Does the Apple Watch SE 3 have an always-on display?
Yes — this is the first SE to ship with always-on. The Retina OLED display peaks at 1,000 nits and dims to a low-power state instead of switching off when your wrist is down. This was the single biggest gap that made SE 1 and SE 2 feel dated; it is now closed. Battery life remains roughly 18 hours rated, so the always-on display does cost some runtime — but it brings the SE 3 to feature parity with where the Series 6 was in 2020.
How long does Apple Watch SE 3 battery last?
Apple rates the SE 3 at 18 hours of standard use, identical to SE 2. In real testing the always-on display costs roughly 2-3 hours from that figure, so expect 15-18 hours with always-on enabled and 18-22 hours with it off. Fast charging is new — 0 to 80% in 45 minutes from the included USB-C cable, which closes the practical gap with Series 11 daily charging. Low Power Mode extends the watch to roughly 36 hours.
Is the Apple Watch SE 3 a good first smartwatch for a teenager or kid?
Yes — and Apple's Family Setup feature makes it the best choice for parents who want to give a kid a smartwatch without buying them an iPhone. Family Setup lets you provision an SE 3 cellular model with its own phone number, contacts, location sharing and Apple Pay (parent-managed). Crash detection, fall detection, Emergency SOS and live location all work on Family Setup mode. The aluminum case survives kid abuse better than the titanium models, and the $249 price tag is gift-friendly compared to $399+ for a Series 11.
Apple Watch SE 3 vs Galaxy Watch 8 — which one is the better budget pick?
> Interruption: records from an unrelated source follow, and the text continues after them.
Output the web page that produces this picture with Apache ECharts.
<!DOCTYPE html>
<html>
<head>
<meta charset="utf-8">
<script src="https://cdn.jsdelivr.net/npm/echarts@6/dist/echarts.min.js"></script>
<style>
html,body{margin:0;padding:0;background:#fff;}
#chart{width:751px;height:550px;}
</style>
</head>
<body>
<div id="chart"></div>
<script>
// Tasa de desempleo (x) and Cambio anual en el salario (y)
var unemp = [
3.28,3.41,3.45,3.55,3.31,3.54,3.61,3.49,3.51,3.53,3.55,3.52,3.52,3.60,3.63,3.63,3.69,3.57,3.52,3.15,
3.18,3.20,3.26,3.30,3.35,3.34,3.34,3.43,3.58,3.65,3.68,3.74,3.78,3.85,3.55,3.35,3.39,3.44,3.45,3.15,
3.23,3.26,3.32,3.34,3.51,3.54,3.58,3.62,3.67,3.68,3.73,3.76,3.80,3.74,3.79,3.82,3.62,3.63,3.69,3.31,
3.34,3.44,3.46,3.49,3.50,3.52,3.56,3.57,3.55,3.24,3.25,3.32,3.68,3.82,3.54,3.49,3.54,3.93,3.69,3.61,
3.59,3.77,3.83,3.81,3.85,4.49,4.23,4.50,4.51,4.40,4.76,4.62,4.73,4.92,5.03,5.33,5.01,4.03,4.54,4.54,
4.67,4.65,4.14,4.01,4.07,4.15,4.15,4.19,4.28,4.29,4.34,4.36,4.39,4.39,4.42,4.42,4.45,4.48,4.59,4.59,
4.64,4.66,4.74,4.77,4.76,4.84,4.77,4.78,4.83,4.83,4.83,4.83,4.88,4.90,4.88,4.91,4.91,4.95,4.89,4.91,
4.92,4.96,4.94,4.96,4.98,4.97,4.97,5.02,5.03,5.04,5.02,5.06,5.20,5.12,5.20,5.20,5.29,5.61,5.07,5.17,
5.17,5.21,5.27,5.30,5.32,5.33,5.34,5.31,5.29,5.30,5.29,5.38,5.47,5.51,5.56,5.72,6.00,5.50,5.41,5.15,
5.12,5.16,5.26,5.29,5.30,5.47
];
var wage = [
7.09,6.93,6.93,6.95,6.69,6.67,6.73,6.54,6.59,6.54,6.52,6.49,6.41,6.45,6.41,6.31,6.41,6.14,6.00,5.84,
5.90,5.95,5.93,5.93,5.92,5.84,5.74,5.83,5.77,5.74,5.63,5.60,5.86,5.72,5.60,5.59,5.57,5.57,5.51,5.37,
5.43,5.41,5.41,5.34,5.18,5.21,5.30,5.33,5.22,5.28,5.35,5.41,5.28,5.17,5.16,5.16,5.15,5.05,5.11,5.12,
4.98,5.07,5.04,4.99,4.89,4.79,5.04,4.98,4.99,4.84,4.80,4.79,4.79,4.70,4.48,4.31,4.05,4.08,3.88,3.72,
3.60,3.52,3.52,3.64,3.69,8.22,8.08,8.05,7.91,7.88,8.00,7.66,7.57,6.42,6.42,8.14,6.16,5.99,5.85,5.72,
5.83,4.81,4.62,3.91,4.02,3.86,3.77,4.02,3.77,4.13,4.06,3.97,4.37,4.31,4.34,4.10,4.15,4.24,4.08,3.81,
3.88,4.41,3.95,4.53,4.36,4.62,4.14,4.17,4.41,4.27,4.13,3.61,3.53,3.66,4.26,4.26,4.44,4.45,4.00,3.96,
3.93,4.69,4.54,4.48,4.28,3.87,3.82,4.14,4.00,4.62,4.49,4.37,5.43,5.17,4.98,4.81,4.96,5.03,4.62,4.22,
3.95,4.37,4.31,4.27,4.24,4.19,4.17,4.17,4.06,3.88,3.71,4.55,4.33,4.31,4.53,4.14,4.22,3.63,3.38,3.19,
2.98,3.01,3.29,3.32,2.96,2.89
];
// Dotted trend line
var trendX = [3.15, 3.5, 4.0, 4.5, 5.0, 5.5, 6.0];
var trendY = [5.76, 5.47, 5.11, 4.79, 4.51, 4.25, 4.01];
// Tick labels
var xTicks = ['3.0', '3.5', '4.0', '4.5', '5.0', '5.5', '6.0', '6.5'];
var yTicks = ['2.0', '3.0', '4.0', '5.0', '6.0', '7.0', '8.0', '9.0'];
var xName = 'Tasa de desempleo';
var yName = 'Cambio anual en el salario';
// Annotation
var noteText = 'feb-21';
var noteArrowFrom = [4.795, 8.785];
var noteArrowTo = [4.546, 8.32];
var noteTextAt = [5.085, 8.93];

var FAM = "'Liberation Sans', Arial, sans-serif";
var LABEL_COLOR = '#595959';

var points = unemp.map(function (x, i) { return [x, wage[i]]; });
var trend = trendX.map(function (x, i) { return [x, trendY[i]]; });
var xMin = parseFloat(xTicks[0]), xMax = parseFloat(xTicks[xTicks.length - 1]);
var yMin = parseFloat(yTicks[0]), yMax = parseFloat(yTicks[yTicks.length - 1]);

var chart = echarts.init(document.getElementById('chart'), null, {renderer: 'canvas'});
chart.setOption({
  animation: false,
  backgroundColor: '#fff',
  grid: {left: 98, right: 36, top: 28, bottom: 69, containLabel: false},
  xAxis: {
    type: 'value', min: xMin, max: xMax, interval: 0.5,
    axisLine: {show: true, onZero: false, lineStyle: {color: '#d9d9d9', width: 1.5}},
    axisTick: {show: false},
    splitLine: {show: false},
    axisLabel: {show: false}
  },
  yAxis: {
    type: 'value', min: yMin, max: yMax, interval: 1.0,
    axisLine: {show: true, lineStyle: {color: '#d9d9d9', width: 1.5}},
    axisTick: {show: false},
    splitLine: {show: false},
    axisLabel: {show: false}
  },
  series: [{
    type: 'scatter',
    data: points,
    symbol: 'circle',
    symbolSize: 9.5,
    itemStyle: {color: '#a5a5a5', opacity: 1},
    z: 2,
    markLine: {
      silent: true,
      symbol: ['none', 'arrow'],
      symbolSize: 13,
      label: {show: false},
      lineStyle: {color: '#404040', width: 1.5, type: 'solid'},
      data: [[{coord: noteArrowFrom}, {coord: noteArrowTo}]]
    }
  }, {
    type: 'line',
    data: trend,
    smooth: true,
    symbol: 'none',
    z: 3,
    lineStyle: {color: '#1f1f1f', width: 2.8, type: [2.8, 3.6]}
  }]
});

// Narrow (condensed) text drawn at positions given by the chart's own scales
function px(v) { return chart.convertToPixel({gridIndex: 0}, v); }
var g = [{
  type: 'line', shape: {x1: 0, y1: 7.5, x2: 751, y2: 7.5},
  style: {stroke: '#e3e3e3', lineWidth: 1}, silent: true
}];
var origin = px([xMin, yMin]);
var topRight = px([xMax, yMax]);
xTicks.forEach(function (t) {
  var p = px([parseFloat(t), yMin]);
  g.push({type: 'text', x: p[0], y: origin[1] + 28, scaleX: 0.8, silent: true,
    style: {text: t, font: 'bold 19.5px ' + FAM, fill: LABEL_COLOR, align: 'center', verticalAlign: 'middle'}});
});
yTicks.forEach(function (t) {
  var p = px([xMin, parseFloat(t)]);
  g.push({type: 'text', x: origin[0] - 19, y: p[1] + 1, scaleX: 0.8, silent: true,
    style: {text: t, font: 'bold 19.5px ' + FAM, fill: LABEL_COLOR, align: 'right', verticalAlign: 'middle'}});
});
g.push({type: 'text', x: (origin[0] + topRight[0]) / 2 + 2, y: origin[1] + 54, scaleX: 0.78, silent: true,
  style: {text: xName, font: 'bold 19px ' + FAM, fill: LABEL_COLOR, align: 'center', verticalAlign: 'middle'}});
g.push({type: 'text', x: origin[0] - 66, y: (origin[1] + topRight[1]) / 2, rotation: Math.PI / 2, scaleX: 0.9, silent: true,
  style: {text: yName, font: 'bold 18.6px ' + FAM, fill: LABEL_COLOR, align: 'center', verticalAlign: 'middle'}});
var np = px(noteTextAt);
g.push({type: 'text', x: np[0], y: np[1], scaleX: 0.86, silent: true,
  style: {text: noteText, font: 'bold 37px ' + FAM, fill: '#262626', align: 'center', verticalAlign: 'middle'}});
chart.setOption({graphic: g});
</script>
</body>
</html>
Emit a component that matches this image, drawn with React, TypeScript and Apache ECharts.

If you carry an iPhone, the SE 3 — the Galaxy Watch 8 does not work with iOS. If you carry an Android phone, the SE 3 is not compatible. The cross-shopping question is moot. For iOS users the SE 3 at $249 is the best budget smartwatch shipping in 2026 — better app library, deeper iPhone integration, fall and crash detection. Android budget shoppers should look at the Pixel Watch 3 at $349 or wait for the Galaxy Watch 8 LTE drop to $299 during sales.